L’un des objectifs affichés de ces échanges était de susciter des vocations chez les jeunes générations. Il s’agissait de montrer que l’habit traditionnel, loin d’être un objet figé dans le passé, peut devenir une source d’inspiration contemporaine. En réinterprétant les formes, en modernisant les coupes ou en adaptant les broderies aux goûts actuels, les jeunes stylistes peuvent contribuer à faire revivre ce patrimoine, tout en participant à la valorisation économique des métiers artisanaux souvent relégués au second plan. La tenue traditionnelle peut ainsi devenir un vecteur de développement culturel et économique, notamment à travers l’essor de la mode éthique et locale.
Cette manifestation a également été l’occasion de sensibiliser le public à l’importance de préserver ces traditions, à un moment où la mondialisation tend à uniformiser les styles et à faire disparaître les spécificités culturelles locales. L’un des enjeux majeurs soulevés est la nécessité de documenter ces tenues, de les cataloguer, de les numériser et de les transmettre, non seulement à travers des expositions, mais aussi par des programmes éducatifs, des formations artisanales et des événements populaires.
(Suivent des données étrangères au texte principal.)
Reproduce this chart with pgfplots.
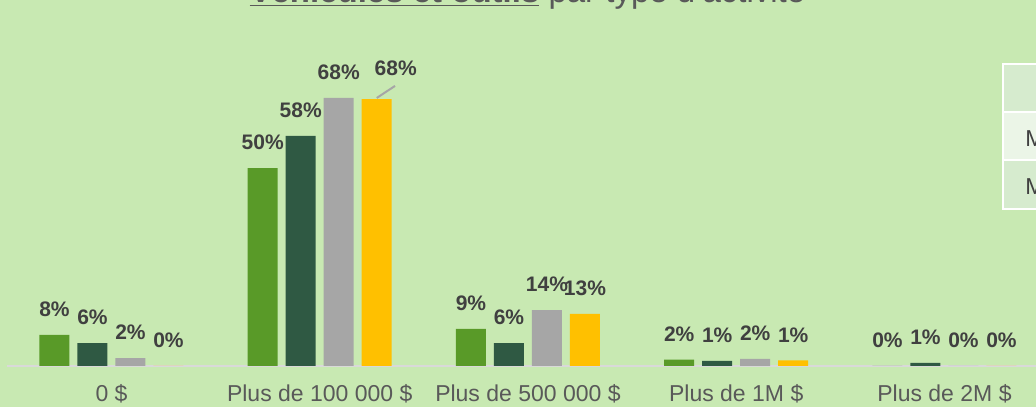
\documentclass[border=0pt]{standalone}
\usepackage{fontspec}
\setmainfont{Liberation Sans}
\usepackage{pgfplots}
\usepackage{pgfplotstable}
\pgfplotsset{compat=1.18}
\definecolor{bg}{RGB}{200,233,178}
\definecolor{cgreen}{RGB}{89,154,40}
\definecolor{cdark}{RGB}{47,89,67}
\definecolor{cgray}{RGB}{166,166,166}
\definecolor{cyellow}{RGB}{255,192,0}
\definecolor{axisgray}{RGB}{217,217,217}
\definecolor{titlegray}{RGB}{89,89,89}
\definecolor{labelgray}{RGB}{64,64,64}
\definecolor{hdr}{RGB}{214,235,206}
\definecolor{rowlight}{RGB}{235,245,231}

\pgfplotstableread{
x y
0 7.9
1 50.2
2 9.4
3 1.6
4 0.0
}\seriesA
\pgfplotstableread{
x y
0 5.8
1 58.4
2 5.8
3 1.3
4 0.8
}\seriesB
\pgfplotstableread{
x y
0 2.0
1 68.0
2 14.2
3 1.8
4 0.0
}\seriesC
\pgfplotstableread{
x y dx dy
0 0.0 0 0
1 67.7 14.25 3.75
2 13.2 0 0
3 1.4 0 0
4 0.0 0 0
}\seriesD

\begin{document}
\begin{tikzpicture}
\useasboundingbox (0,0) rectangle (777pt,305.25pt);
\clip (0,0) rectangle (777pt,305.25pt);
\fill[bg] (0,0) rectangle (777pt,305.25pt);
% title (cut off at top)
\node[anchor=base, text=titlegray, inner sep=0pt, font=\fontsize{24.75}{28}\selectfont] at (395.6pt,303pt)
  {\textbf{\underline{Véhicules et outils}} par type d'activité};
% partial table at right edge
\fill[hdr] (752.25pt,148.5pt) rectangle (800pt,257.25pt);
\fill[rowlight] (752.25pt,185.25pt) rectangle (800pt,221.25pt);
\draw[white, line width=1.5pt] (800pt,257.25pt) -- (752.25pt,257.25pt) -- (752.25pt,148.5pt) -- (800pt,148.5pt);
\draw[white, line width=1.5pt] (752.25pt,221.25pt) -- (800pt,221.25pt);
\draw[white, line width=1.5pt] (752.25pt,185.25pt) -- (800pt,185.25pt);
\node[anchor=base west, inner sep=0pt, text=labelgray, font=\fontsize{17.25}{20}\selectfont] at (768.75pt,195pt) {Maraîchage};
\node[anchor=base west, inner sep=0pt, text=labelgray, font=\fontsize{17.25}{20}\selectfont] at (768.75pt,159pt) {Moyenne};

\begin{axis}[
  at={(5.53pt,30.75pt)}, anchor=south west,
  scale only axis, width=780.9pt, height=236.5pt,
  xmin=-0.5, xmax=4.5, ymin=0, ymax=80,
  enlarge x limits=false,
  clip=false,
  /pgf/number format/assume math mode=true,
  ybar=6pt, bar width=22.5pt,
  axis y line=none,
  axis x line=bottom,
  x axis line style={draw=axisgray, line width=1.5pt, -},
  xtick={0,1,2,3,4},
  xticklabels={0 \$, Plus de 100 000 \$, Plus de 500 000 \$, Plus de 1M \$, Plus de 2M \$},
  major tick length=0pt,
  xticklabel style={anchor=base, yshift=-27pt, text=titlegray, font=\fontsize{17.25}{20}\selectfont, inner sep=0pt},
  ytick=\empty,
  nodes near coords={\pgfmathprintnumber[fixed,precision=0,assume math mode=true]{\pgfplotspointmeta}\%},
  every node near coord/.append style={inner sep=0pt, yshift=13.5pt, text=labelgray, font=\fontsize{15.75}{18}\selectfont\bfseries},
]
\addplot[fill=cgreen, draw=none] table[x=x,y=y] {\seriesA};
\addplot[fill=cdark, draw=none] table[x=x,y=y] {\seriesB};
\addplot[fill=cgray, draw=none] table[x=x,y=y] {\seriesC};
\addplot[fill=cyellow, draw=none,
  visualization depends on={\thisrow{dx} \as \dx},
  visualization depends on={\thisrow{dy} \as \dy},
  every node near coord/.append style={xshift=\dx pt, yshift=\dy pt}] table[x=x,y=y] {\seriesD};
\draw[cgray, line width=1.5pt] (axis cs:1.2737,68) -- (axis cs:1.3613,71.05);
\end{axis}
\end{tikzpicture}
\end{document}
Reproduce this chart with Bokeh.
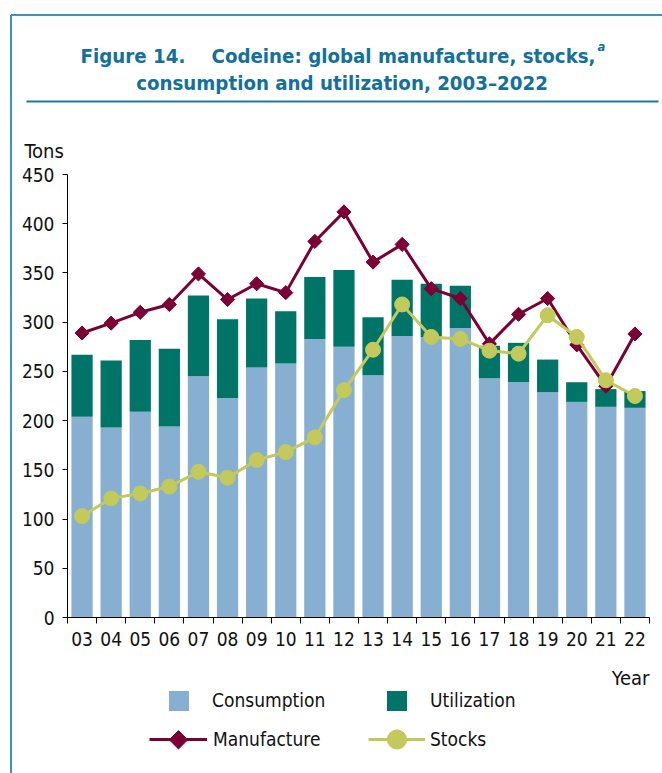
import numpy as np
from bokeh.plotting import figure
from bokeh.models import (ColumnDataSource, Range1d, FixedTicker, Label,
                          Legend, LegendItem)
from bokeh.embed import file_html
from bokeh.resources import INLINE

# ---------------- data ----------------
years = ["03", "04", "05", "06", "07", "08", "09", "10", "11", "12",
         "13", "14", "15", "16", "17", "18", "19", "20", "21", "22"]
consumption = [204, 193, 209, 194, 245, 223, 254, 258, 283, 275,
               246, 286, 285, 294, 243, 239, 229, 219, 214, 213]
utilization = [63, 68, 73, 79, 82, 80, 70, 53, 63, 78,
               59, 57, 54, 43, 33, 40, 33, 20, 18, 17]
manufacture = [289, 299, 310, 318, 349, 323, 339, 330, 382, 412,
               361, 379, 334, 324, 278, 308, 324, 277, 235, 288]
stocks = [103, 121, 126, 133, 148, 142, 160, 168, 183, 231,
          272, 318, 285, 283, 271, 268, 307, 285, 241, 225]
y_ticks = [0, 50, 100, 150, 200, 250, 300, 350, 400, 450]
Y_MAX = 450

FONT = "DejaVu Sans Condensed, Roboto Condensed, Liberation Sans Narrow, Roboto"
C_CONS = "#86AFD1"
C_UTIL = "#007567"
C_MANU = "#7A0035"
C_STOCK = "#C3C95A"
C_TITLE = "#13709D"
C_FRAME = "#3A93C8"
C_RULE = "#1D76A3"
C_TEXT = "#111111"

W, H = 662, 773
n = len(years)
xs = np.arange(n) + 0.5

# plot-area geometry in canvas pixels
AX_L, AX_R = 67.0, 649.0     # x pixels of category edge 0 .. n
AX_B, AX_T = 617.0, 174.0    # y pixels of 0 .. Y_MAX
PX_X = (AX_R - AX_L) / n
PX_Y = (AX_B - AX_T) / Y_MAX

def dx(px):
    return (px - AX_L) / PX_X

def dy(py):
    return (AX_B - py) / PX_Y

p = figure(width=W, height=H,
           x_range=Range1d(dx(0), dx(W)), y_range=Range1d(dy(H), dy(0)),
           output_backend="svg", toolbar_location=None, title=None,
           min_border=0)
p.xgrid.visible = False
p.ygrid.visible = False
p.outline_line_color = None
p.background_fill_color = "white"
p.border_fill_color = "white"

src = ColumnDataSource(dict(x=xs, consumption=consumption, utilization=utilization,
                            manufacture=manufacture, stocks=stocks))

bars = p.vbar_stack(["consumption", "utilization"], x="x", width=0.73,
                    fill_color=[C_CONS, C_UTIL], line_color=None, source=src)

m_line = p.line("x", "manufacture", source=src, line_color=C_MANU, line_width=3)
m_pts = p.scatter("x", "manufacture", source=src, marker="square", angle=np.pi / 4,
                  size=10, fill_color=C_MANU, line_color=C_MANU)
s_line = p.line("x", "stocks", source=src, line_color=C_STOCK, line_width=3)
s_pts = p.scatter("x", "stocks", source=src, marker="circle", size=15,
                  fill_color=C_STOCK, line_color=C_STOCK)

# ---------------- axes (fixed inside the full-canvas frame) ----------------
xa = p.xaxis[0]
xa.fixed_location = 0
xa.bounds = (0, n)
xa.ticker = FixedTicker(ticks=list(xs), minor_ticks=list(range(n + 1)))
xa.major_label_overrides = {float(x): y for x, y in zip(xs, years)}
xa.major_tick_line_color = None
xa.major_tick_out = 0
xa.major_tick_in = 0
xa.minor_tick_out = 6
xa.minor_tick_in = 0
xa.minor_tick_line_color = "black"
xa.major_label_standoff = 8
xa.axis_line_color = "black"

ya = p.yaxis[0]
ya.fixed_location = 0
ya.bounds = (0, Y_MAX)
ya.ticker = FixedTicker(ticks=y_ticks)
ya.major_tick_out = 5
ya.major_tick_in = 0
ya.minor_tick_line_color = None
ya.major_label_standoff = 8
ya.axis_line_color = "black"

for ax in (xa, ya):
    ax.major_label_text_font = FONT
    ax.major_label_text_font_size = "19px"
    ax.major_label_text_color = C_TEXT

# ---------------- texts ----------------
def lab(text, x, y, size, align="left", color=C_TEXT, style="normal"):
    p.add_layout(Label(x=dx(x), y=dy(y), text=text, text_font=FONT,
                       text_font_size=size, text_align=align,
                       text_baseline="alphabetic", text_color=color,
                       text_font_style=style))

lab("Tons", 24, 150, "20px")
lab("Year", 649, 677, "20px", align="right")
lab("Figure 14.", 80, 55, "20.3px", color=C_TITLE, style="bold")
lab("Codeine: global manufacture, stocks,", 211, 55, "20.3px", color=C_TITLE, style="bold")
lab("a", 597, 46, "13px", color=C_TITLE, style="bold italic")
lab("consumption and utilization, 2003\u20132022", 341.5, 82, "20.3px", align="center",
    color=C_TITLE, style="bold")

# frame and rule lines
p.segment(x0=[dx(10.5), dx(10.5)], y0=[dy(14.5), dy(14.5)],
          x1=[dx(10.5), dx(700)], y1=[dy(800), dy(14.5)],
          line_color=C_FRAME, line_width=2)
p.segment(x0=[dx(26)], y0=[dy(101)], x1=[dx(658)], y1=[dy(101)],
          line_color=C_RULE, line_width=2)

# ---------------- legend ----------------
def mk_legend(label, renderers, gw, gh, left_px, bottom_px, standoff):
    lg = Legend(items=[LegendItem(label=label, renderers=renderers)],
                location=(left_px, H - bottom_px), orientation="horizontal",
                glyph_width=gw, glyph_height=gh, label_standoff=standoff,
                padding=0, margin=0, spacing=0, border_line_color=None,
                background_fill_alpha=0, label_text_font=FONT,
                label_text_font_size="19px", label_text_color=C_TEXT)
    p.add_layout(lg)

mk_legend("Consumption", [bars[0]], 25, 25, 166, 712.7, 21)
mk_legend("Utilization", [bars[1]], 25, 25, 384, 712.7, 21)
mk_legend("Manufacture", [m_line], 58, 24, 149, 751.3, 6)
mk_legend("Stocks", [s_line, s_pts], 57, 48, 368, 763.3, 5)
# diamond symbol of the Manufacture legend entry (legend ignores marker angle)
p.scatter(x=[dx(178)], y=[dy(739.3)], marker="square", angle=np.pi / 4, size=13,
          fill_color=C_MANU, line_color=C_MANU)

open("out.html", "w").write(file_html(p, INLINE))
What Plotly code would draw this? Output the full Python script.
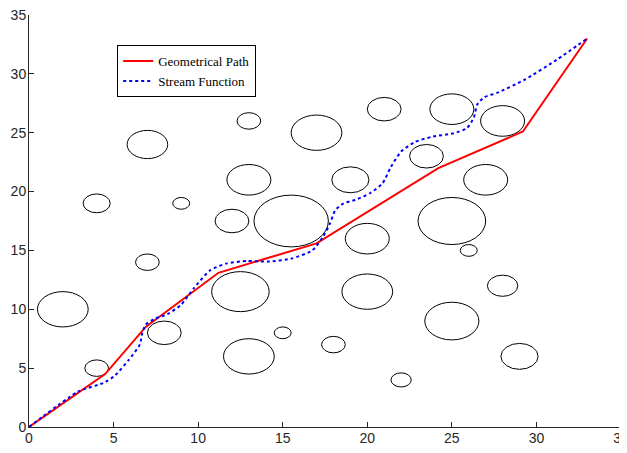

En somme, le salon du costume traditionnel de Béjaïa a été bien plus qu’un événement culturel ponctuel. Il s’est affirmé comme un acte de résistance douce, un geste de réappropriation de l’histoire vestimentaire algérienne dans toute sa complexité et sa beauté. Il a permis de tisser des liens entre les régions, entre les générations, entre les savoir-faire anciens et les ambitions contemporaines. Il a rappelé que le vêtement n’est jamais neutre : il est un langage, un symbole, une mémoire cousue main.
Ce type d’initiative, porté par des associations comme El Amal, mérite d’être encouragé, soutenu et multiplié, car il contribue non seulement à renforcer l’unité culturelle nationale à travers la diversité régionale, mais aussi à positionner le patrimoine immatériel algérien comme un pilier essentiel de l’identité collective.